Problem: Optimal next offer depends on what the customer has already seen/accepted.

Recommended: QLearning


{
  "approach": "QLearning",
  "learning_rate": 0.25,
  "discount_factor": 0.75,
  "random_action": 0.2,
  "max_reward": 10,
  "processing_count": 5000,
  "training_data_source": "logging"
}

Scenario 7: Marketing Campaign with Behavioral Nudging

Problem: Recommendations should be informed by how humans actually make decisions.

Recommended: behaviorAlgos with prospectTheory


{
  "approach": "behaviorAlgos",
  "sub_approach": "prospectTheory",
  "epsilon": 0.1,
  "processing_count": 5000,
  "processing_window": 604800000,
  "decay_gamma": 1.0
}

Scenario 8: Engagement Fatigue Analysis

Problem: Determine optimal frequency and intensity of customer engagement.

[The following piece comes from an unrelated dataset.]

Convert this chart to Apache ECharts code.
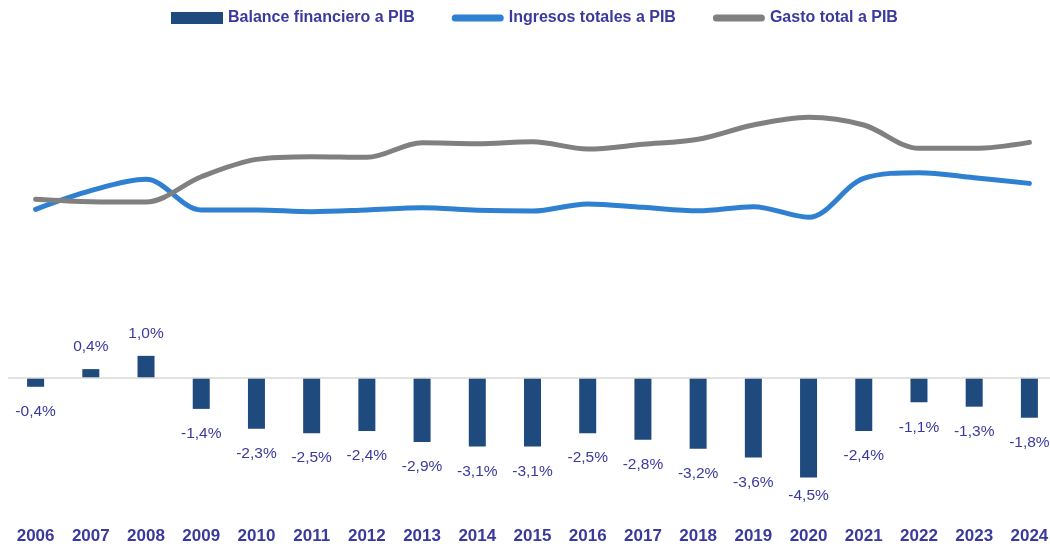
<!DOCTYPE html>
<html>
<head>
<meta charset="utf-8">
<script src="https://cdn.jsdelivr.net/npm/echarts@6/dist/echarts.min.js"></script>
<style>html,body{margin:0;padding:0;background:#fff}#c{width:1050px;height:548px}</style>
</head>
<body>
<div id="c"></div>
<script>
const years = ['2006','2007','2008','2009','2010','2011','2012','2013','2014','2015','2016','2017','2018','2019','2020','2021','2022','2023','2024'];
const balance = [-0.4,0.4,1.0,-1.4,-2.3,-2.5,-2.4,-2.9,-3.1,-3.1,-2.5,-2.8,-3.2,-3.6,-4.5,-2.4,-1.1,-1.3,-1.8];
const ingresos = [19.27,20.42,21.12,19.23,19.23,19.12,19.23,19.37,19.21,19.16,19.60,19.39,19.18,19.43,18.78,21.18,21.53,21.22,20.87];
const gasto = [19.89,19.74,19.72,21.28,22.35,22.52,22.48,23.38,23.32,23.44,22.99,23.28,23.59,24.47,24.95,24.47,23.03,23.03,23.40];

const txt = '#3A3A9E';
const font = '"Liberation Sans", Arial, sans-serif';
const fmt = v => v.toFixed(1).replace('.', ',') + '%';
const lineIcon = 'path://M3.5,0 L48.5,0 A3.5,3.5 0 0 1 48.5,7 L3.5,7 A3.5,3.5 0 0 1 3.5,0 Z';

// labels below negative bars, kept inside the plot area (as the original does for the deepest bar)
const barData = balance.map(v => ({
  value: v,
  label: { position: v >= 0 ? 'top' : 'bottom', distance: v >= 0 ? 14 : (v <= -4 ? 10 : 17) }
}));

const chart = echarts.init(document.getElementById('c'));
chart.setOption({
  animation: false,
  backgroundColor: '#fff',
  textStyle: { fontFamily: font },
  legend: {
    left: 171, top: 10, padding: 0,
    itemWidth: 52, itemHeight: 12, itemGap: 37,
    textStyle: { color: txt, fontWeight: 'bold', fontSize: 16, fontFamily: font },
    data: [
      { name: 'Balance financiero a PIB', icon: 'rect' },
      { name: 'Ingresos totales a PIB', icon: lineIcon, itemStyle: { color: '#2F80D1', borderWidth: 0 } },
      { name: 'Gasto total a PIB', icon: lineIcon, itemStyle: { color: '#808080', borderWidth: 0 } }
    ]
  },
  grid: { left: 8, right: -7, top: 35.4, bottom: 26.4, containLabel: false, outerBoundsMode: 'none' },
  xAxis: {
    type: 'category', data: years,
    axisLine: { show: false }, axisTick: { show: false },
    axisLabel: { color: txt, fontWeight: 'bold', fontSize: 17, margin: 6, fontFamily: font, interval: 0 }
  },
  yAxis: [
    { type: 'value', min: -6.5, max: 15.5, show: false, splitLine: { show: false } },
    { type: 'value', min: 0, max: 30, show: false, splitLine: { show: false } }
  ],
  series: [
    {
      name: 'Balance financiero a PIB', type: 'bar', yAxisIndex: 0,
      barWidth: 17, data: barData,
      itemStyle: { color: '#1F4A7D' },
      label: { show: true, color: txt, fontSize: 15.5, fontFamily: font, formatter: p => fmt(p.value) },
      markLine: {
        silent: true, symbol: 'none', label: { show: false },
        lineStyle: { color: '#D9D9D9', width: 1.5, type: 'solid' },
        data: [{ yAxis: 0 }]
      }
    },
    {
      name: 'Ingresos totales a PIB', type: 'line', yAxisIndex: 1,
      data: ingresos, smooth: 0.33, symbol: 'none',
      lineStyle: { color: '#2F80D1', width: 5, cap: 'round' },
      itemStyle: { color: '#2F80D1' }
    },
    {
      name: 'Gasto total a PIB', type: 'line', yAxisIndex: 1,
      data: gasto, smooth: 0.33, symbol: 'none',
      lineStyle: { color: '#808080', width: 5, cap: 'round' },
      itemStyle: { color: '#808080' }
    }
  ]
});
</script>
</body>
</html>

Recommended: behaviorAlgos with sentimentalEquilibrium


{
  "approach": "behaviorAlgos",
  "sub_approach": "sentimentalEquilibrium",
  "processing_count": 5000,
  "decay_gamma": 1.0
}

Configuration Reference

Common Parameters

Parameter	Type	Description
`approach`	string	Top-level algorithm: `binaryThompson`, `epsilonGreedy`, `behaviorAlgos`, `Network`, `QLearning`, `naiveBayes`
`sub_approach`	string	Behavioral sub-algorithm (only when `approach=behaviorAlgos`)
`epsilon`	double	Exploration probability. Range: 0.0 to 1.0. Typical: 0.05-0.20
`success_reward`	double	Weight for successful interactions when updating alpha. Default: 1.0
`fail_reward`	double	Weight for failed interactions when updating beta. Default: 1.0
`processing_window`	long	Time window in milliseconds. 0 = no limit. E.g. 86400000 (24h), 604800000 (7d)
`processing_count`	int	Max records per update cycle. 0 = no limit. Typical: 1000-10000
`decay_gamma`	double	Geometric decay for older interactions. 1.0 = no decay
`interaction_count`	int	Cap on interactions per customer. 0 = no cap

Processing Window Examples

Use Case	`processing_window`	`processing_count`	`decay_gamma`	Effect
Last 24 hours only	86400000	0	1.0	Fresh data, responsive to changes
Last 7 days, max 5000	604800000	5000	1.0	Balanced freshness and volume
Last 30 days with decay	2592000000	0	1.5	Long history, recent data weighted more
Last 1000 interactions	0	1000	1.0	Fixed sample size, most recent
All time, no limit	0	0	1.0	Maximum data, slowest adaptation

Reward Strategy Factory

The RewardStrategyFactory maps the approach to a reward computation:

Approach	Strategy	Computation
`binaryThompson`	`ThompsonReward`	`Beta(alpha + success * responses, beta + fail * (logs - responses)).sample()`
`epsilonGreedy`	`EpsilonGreedyReward`	`response_count / logging_count`
`Network`	`NetworkReward`	Returns 1.0 (PageRank handles scoring)
`behaviorAlgos`	`BehaviorReward`	Returns 1.0 (behavioral algorithms handle scoring)
`QLearning`	`QLearningReward`	Returns 1.0 (Q-table handles scoring)
`naiveBayes`	`NaiveBayesReward`	Returns 1.0 (Naive Bayes handles scoring)

For custom formulas, see Custom Reward Functions.